You need good sound database design practices in order to keep your design simple and sound. Worry about whether your database meets the data requirements, and whether your model is relevant, complete, correct and relational (provided you're building a relational database) before you even start worrying about speed.
Then, once you've got something that's simple, sound, and correct, start worrying about speed. You'd be amazed at how much you can speed things up by just tweaking the physical features of your database, without changing any app code. To do this, you need to learn a lot about your particular DBMS.
They never said database development would be easy. They just said it would be this much fun!
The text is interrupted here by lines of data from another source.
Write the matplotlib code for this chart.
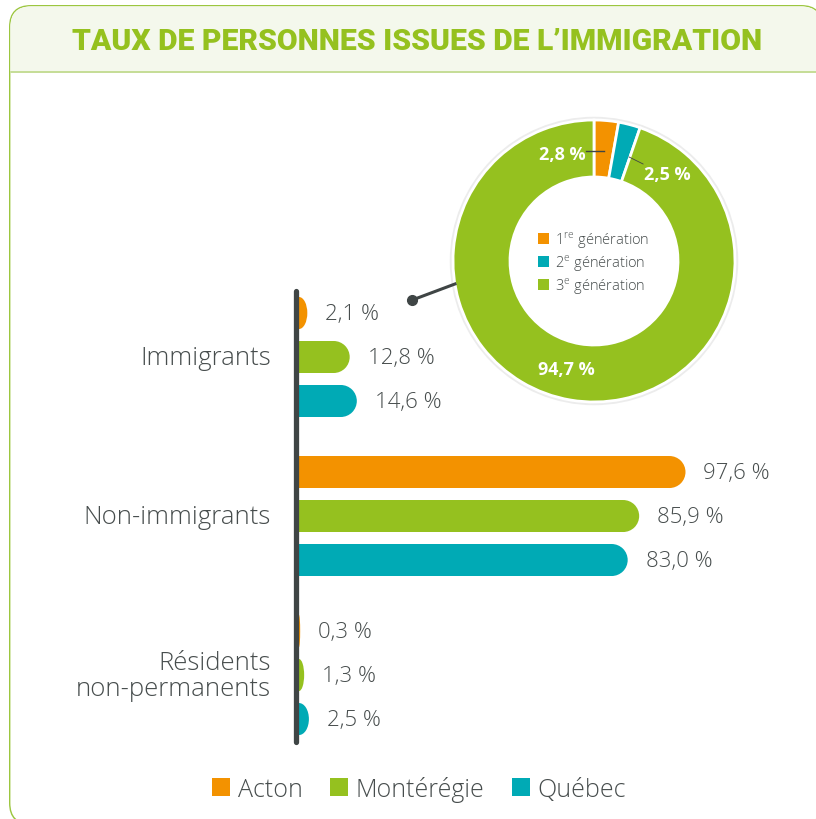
import matplotlib
matplotlib.use("Agg")
import matplotlib.pyplot as plt
from matplotlib.patches import FancyBboxPatch, Rectangle, Ellipse, Patch, Circle
from matplotlib.transforms import IdentityTransform

# data
categories = ["Immigrants", "Non-immigrants", "Résidents\nnon-permanents"]
regions = ["Acton", "Montérégie", "Québec"]
acton = [2.1, 97.6, 0.3]
monteregie = [12.8, 85.9, 1.3]
quebec = [14.6, 83.0, 2.5]

generations = ["1$^{\\mathregular{re}}$ génération",
               "2$^{\\mathregular{e}}$ génération",
               "3$^{\\mathregular{e}}$ génération"]
gen_values = [2.8, 2.5, 94.7]

ORANGE = "#f39200"
GREEN = "#95c11f"
TEAL = "#00aab5"
DARK = "#3f4545"
GRAY = "#474d4d"

plt.rcParams['font.family'] = ['Open Sans', 'DejaVu Sans']

W, H = 816, 820
fig = plt.figure(figsize=(W / 100, H / 100), dpi=100)


def rect(l, t, w, h):
    return [l / W, 1 - (t + h) / H, w / W, h / H]


def fmt(v):
    return f"{v:.1f}".replace(".", ",") + " %"


# card background (pixel coords, y up); border = green box under a slightly smaller white box
cx0, cy0, cx1, cy1 = 9, 6, 823, 826
bw = 1.4
fig.add_artist(FancyBboxPatch((cx0, H - cy1), cx1 - cx0, cy1 - cy0,
                              boxstyle="round,pad=0,rounding_size=22", fc="#9cc63f", ec="none",
                              transform=IdentityTransform()))
card = FancyBboxPatch((cx0 + bw, H - cy1 + bw), cx1 - cx0 - 2 * bw, cy1 - cy0 - 2 * bw,
                      boxstyle=f"round,pad=0,rounding_size={22 - bw}", fc="white", ec="none",
                      transform=IdentityTransform())
fig.add_artist(card)
head = Rectangle((0, H - 72), W + 20, 72, fc="#f4f8ec", ec="none", transform=IdentityTransform())
fig.add_artist(head)
head.set_clip_path(card)
sep = Rectangle((0, H - 73.5), W + 20, 1.6, fc="#c6dd98", ec="none", transform=IdentityTransform())
fig.add_artist(sep)
sep.set_clip_path(card)

title = fig.text(417 / W, 1 - 42 / H, "TAUX DE PERSONNES ISSUES DE L\u2019IMMIGRATION",
                 ha="center", va="center", fontsize=24, fontweight="heavy", color=GREEN,
                 family=["Roboto", "DejaVu Sans"])
fig.canvas.draw()
tw = title.get_window_extent().width
title.set_fontsize(24 * 690 / tw)

# bars
PX, PY = 3.96, 44.0
ax = fig.add_axes(rect(299, 280, W - 299, 480), zorder=1)
ax.set_xlim(0, (W - 299) / PX)
ax.set_ylim((760 - 314) / PY, (280 - 314) / PY)
ax.axis('off')
rx, ry = 16 / PX, 16 / PY
step = 3.614

for g in range(len(categories)):
    for s, (vals, col) in enumerate([(acton, ORANGE), (monteregie, GREEN), (quebec, TEAL)]):
        y = g * step + s
        v = vals[g]
        r = min(rx, v)
        cx = v - r
        if cx > 0:
            ax.add_patch(Rectangle((0, y - ry), cx, 2 * ry, fc=col, lw=0))
        ax.add_patch(Ellipse((cx, y), 2 * r, 2 * ry, fc=col, lw=0))
        ax.text(v + 18 / PX, y, fmt(v), va="center", ha="left", fontsize=16,
                color=GRAY, fontweight="light")
    ax.text(-28 / PX, g * step + 1, categories[g], ha="right", va="center",
            multialignment="right", fontsize=18.5, color=GRAY, fontweight="light",
            linespacing=1.05, clip_on=False)

ax.plot([-3 / PX] * 2, [-0.49, 9.74], color=DARK, lw=3.8, solid_capstyle="round",
        clip_on=False)

# donut
R = 141.0
dax = fig.add_axes(rect(444, 112, 300, 300), zorder=2)
dax.add_patch(Circle((0, 0), 1 + 1.5 / R, fill=False, ec="#ececec", lw=2.5))
dax.pie(gen_values, colors=[ORANGE, TEAL, GREEN], startangle=90, counterclock=False,
        radius=1, wedgeprops=dict(width=57 / R, edgecolor="white", linewidth=2))
dax.set_xlim(-150 / R, 150 / R)
dax.set_ylim(-150 / R, 150 / R)
dax.set_aspect('equal')
dax.axis('off')

lab = [fmt(v) for v in gen_values]
dax.text(-0.227, 0.759, lab[0], color="white", fontsize=13, fontweight="bold",
         ha="center", va="center")
dax.text(0.518, 0.617, lab[1], color="white", fontsize=13, fontweight="bold",
         ha="center", va="center")
dax.text(-0.199, -0.766, lab[2], color="white", fontsize=13, fontweight="bold",
         ha="center", va="center")
dax.plot([-0.057, 0.071], [0.78, 0.78], color=DARK, lw=1)
dax.plot([0.248, 0.348], [0.738, 0.688], color=DARK, lw=0.6)

dax.legend([Patch(fc=c) for c in [ORANGE, TEAL, GREEN]], generations,
           loc="center", bbox_to_anchor=(0.5, 0.495), frameon=False,
           handlelength=0.75, handleheight=0.75, handletextpad=0.4, labelspacing=0.15,
           labelcolor=GRAY, prop=dict(weight="light", size=10.5))

# pointer from bars to donut
dax.plot([-1.29, -0.986], [-0.277, -0.163], color=DARK, lw=2.2, clip_on=False)
dax.plot([-1.29], [-0.277], "o", color=DARK, ms=7, clip_on=False)

# legend
fig.legend([Patch(fc=c) for c in [ORANGE, GREEN, TEAL]], regions, loc="center",
           bbox_to_anchor=(419 / W, 1 - 790 / H), ncol=3, frameon=False,
           handlelength=0.72, handleheight=0.72, handletextpad=0.3, columnspacing=1.1,
           labelcolor=GRAY, prop=dict(weight="light", size=18))

fig.savefig("out.png", dpi=100)
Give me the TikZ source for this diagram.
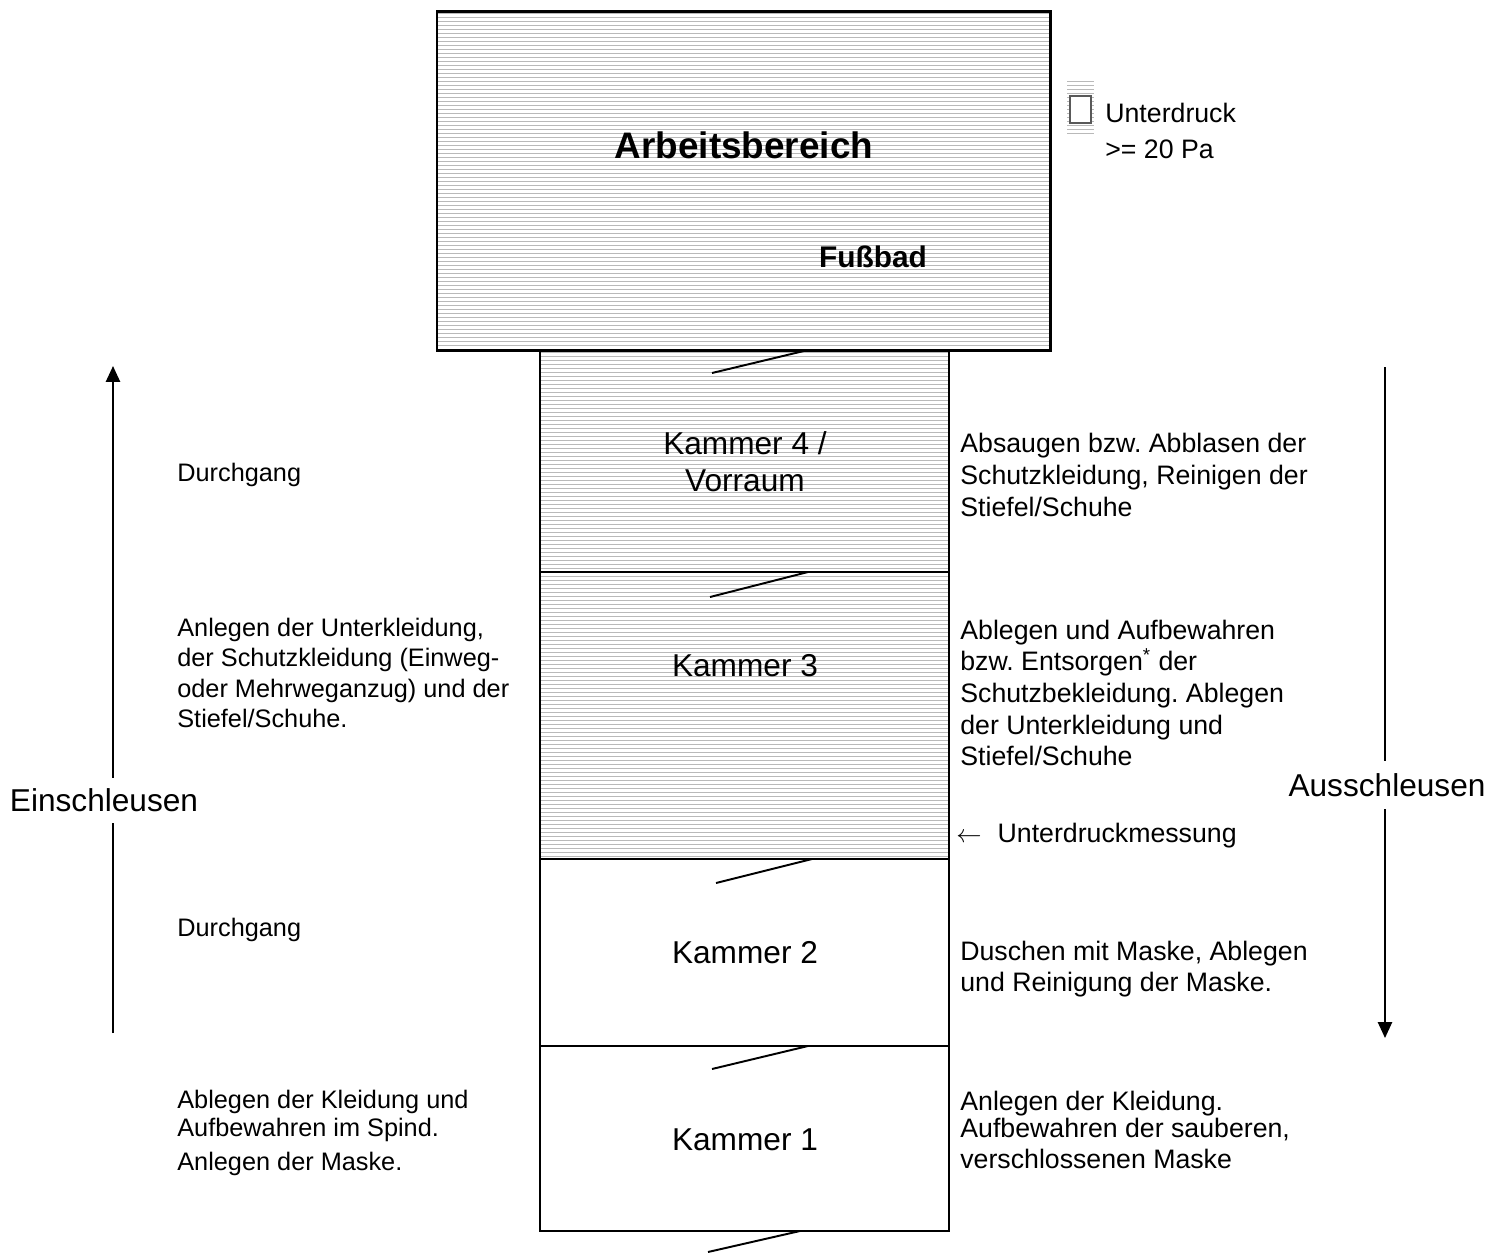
\documentclass[tikz,border=0pt]{standalone}
\usepackage{fontspec}
\setmainfont{Liberation Sans}
\usetikzlibrary{arrows.meta}
\frenchspacing

\begin{document}
\begin{tikzpicture}[x=0.02cm,y=-0.02cm,
    txt/.style={anchor=west,align=left,inner sep=0pt,font=\fontsize{14.4}{17.2}\selectfont},
    rtxt/.style={txt,font=\fontsize{15.2}{18}\selectfont},
    big/.style={inner sep=0pt,align=center,font=\fontsize{18}{21}\selectfont},
    hatch/.style={gray!55,line width=0.55pt},
    wall/.style={line width=1.1pt},
    door/.style={line width=1.1pt},
    flow/.style={line width=1.1pt,-{Triangle[length=9pt,width=8pt]}}]
    \useasboundingbox (0,0) rectangle (1499,1252);
    % hatching: work area, chambers 4 and 3, legend
    \foreach \y in {13,17,...,349} \draw[hatch] (437,\y) -- (1050,\y);
    \foreach \y in {352,356,...,858} \draw[hatch] (540,\y) -- (949,\y);
    \foreach \y in {81,85,...,133} \draw[hatch] (1067,\y) -- (1094,\y);
    \draw[gray!70!black,fill=white,line width=0.6pt] (1070,96) rectangle (1091,123);
    % walls
    \draw[line width=1.7pt] (437,11) rectangle (1050,350);
    \draw[wall] (540,350) rectangle (949,1231);
    \foreach \y in {572,859,1046} \draw[wall] (540,\y) -- (949,\y);
    % doors
    \foreach \xa/\ya/\xb/\yb in {808/350/712/373,808/572/710/597,812/859/716/883,808/1046/712/1069,800/1231/708/1252}
      \draw[door] (\xa,\ya) -- (\xb,\yb);
    % room labels
    \node[inner sep=0pt,font=\bfseries\fontsize{21}{25}\selectfont] (ab) at (744,145) {Arbeitsbereich};
    \node[inner sep=0pt,font=\bfseries\fontsize{17}{20}\selectfont] (fuss) at (873,257) {Fußbad};
    \node[big] (k4) at (745,462) {Kammer 4 /\\Vorraum};
    \node[big] (k3) at (745,666) {Kammer 3};
    \node[big] (k2) at (745,953) {Kammer 2};
    \node[big] (k1) at (745,1140) {Kammer 1};
    % legend
    \node[rtxt] (leg) at (1105,131) {Unterdruck\\[2.5pt]>= 20 Pa};
    % left side
    \node[txt] (l4) at (177,475) {Durchgang};
    \node[txt] (l3) at (177,673) {Anlegen der Unterkleidung,\\der Schutzkleidung (Einweg-\\oder Mehrweganzug) und der\\Stiefel/Schuhe.};
    \node[txt] (l2) at (177,930) {Durchgang};
    \node[txt] (l1) at (177,1133) {Ablegen der Kleidung und\\[-1.5pt]Aufbewahren im Spind.\\[2pt]Anlegen der Maske.};
    % right side
    \node[rtxt] (r4) at (960,475) {Absaugen bzw. Abblasen der\\Schutzkleidung, Reinigen der\\Stiefel/Schuhe};
    \node[rtxt] (r3) at (960,693) {Ablegen und Aufbewahren\\bzw. Entsorgen\textsuperscript{*} der\\Schutzbekleidung. Ablegen\\der Unterkleidung und\\Stiefel/Schuhe};
    \node[rtxt] (mess) at (956,836) {$\leftarrow$\hspace{0.6em}Unterdruckmessung};
    \node[rtxt] (r2) at (960,969) {Duschen mit Maske, Ablegen\\und Reinigung der Maske.};
    \node[rtxt] (r1) at (960,1130) {Anlegen der Kleidung.\\[-2.5pt]Aufbewahren der sauberen,\\verschlossenen Maske};
    % flow arrows
    \coordinate (ein-s) at (113,1033);
    \coordinate (ein-e) at (113,366);
    \node[big,inner sep=6pt] (ein) at (104,800) {Einschleusen};
    \draw[wall] (ein-s) -- (ein.south -| ein-s);
    \draw[flow] (ein.north -| ein-s) -- (ein-e);
    \coordinate (aus-s) at (1385,367);
    \coordinate (aus-e) at (1385,1038);
    \node[big,inner sep=7pt] (aus) at (1387,785) {Ausschleusen};
    \draw[wall] (aus-s) -- (aus.north -| aus-s);
    \draw[flow] (aus.south -| aus-s) -- (aus-e);
\end{tikzpicture}
\end{document}
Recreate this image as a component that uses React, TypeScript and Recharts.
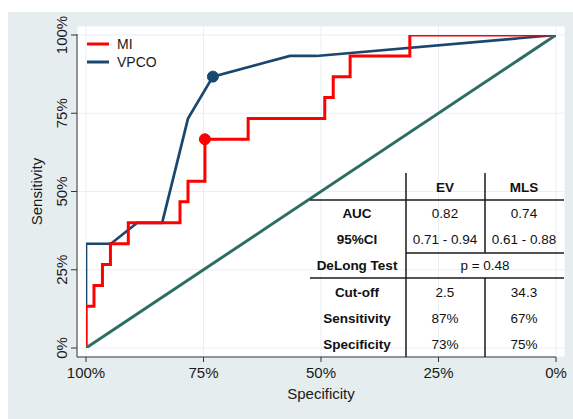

One complex query vs Multiple simple queries

What is actually better? Having classes with complex queries responsible to load for instance nested objects? Or classes with simple queries responsible to load simple objects?
With complex queries you have to go less to database but the class will have more responsibility.
Or simple queries where you will need to go more to database. In this case however each class will be responsible for loading one type of object.
The situation I'm in is that loaded objects will be sent to a Flex application (DTO's).
The general rule of thumb here is that server roundtrips are expensive (relative to how long a typical query takes) so the guiding principle is that you want to minimize them. Basically each one-to-many join will potentially multiply your result set so the way I approach this is to keep joining until the result set gets too large or the query execution time gets too long (roughly 1-5 seconds generally).
Depending on your platform you may or may not be able to execute queries in parallel. This is a key determinant in what you should do because if you can only execute one query at a time the barrier to breaking up a query is that much higher.
Sometimes it's worth keeping certain relatively constant data in memory (country information, for example) or doing them as a separately query but this is, in my experience, reasonably unusual.
Far more common is having to fix up systems with awful performance due in large part to doing separate queries (particularly correlated queries) instead of joins.
I don't think that any option is actually better. It depends on your application specific, architecture, used DBMS and other factors.
E.g. we used multiple simple queries with in our standalone solution. But when we evolved our product towards lightweight internet-accessible solution we discovered that our framework made huge number of request and that killed performance cause of network latency. So we sufficiently reworked our framework for using aggregated complex queries. Meanwhile, we still maintained our stand-alone solution and moved from Oracle Light to Apache Derby. And once more we found that some of our new complex queries should be simplified as Derby performed them too long.
So look at your real problem and solve it appropriately. I think that simple queries are good for beginning if there are no strong objectives against them.
From a gut feeling I would say:
Go with the simple way as long as there is no proven reason to optimize for performance. Otherwise I would put the "complex objects and query" approach in the basket of premature optimization.
If you find that there are real performance implications then you should in the next step optimize the roundtripping between flex and your backend. But as I said before: This is a gut feeling, you really should start out with a definition of "performant", start simple and measure the performance.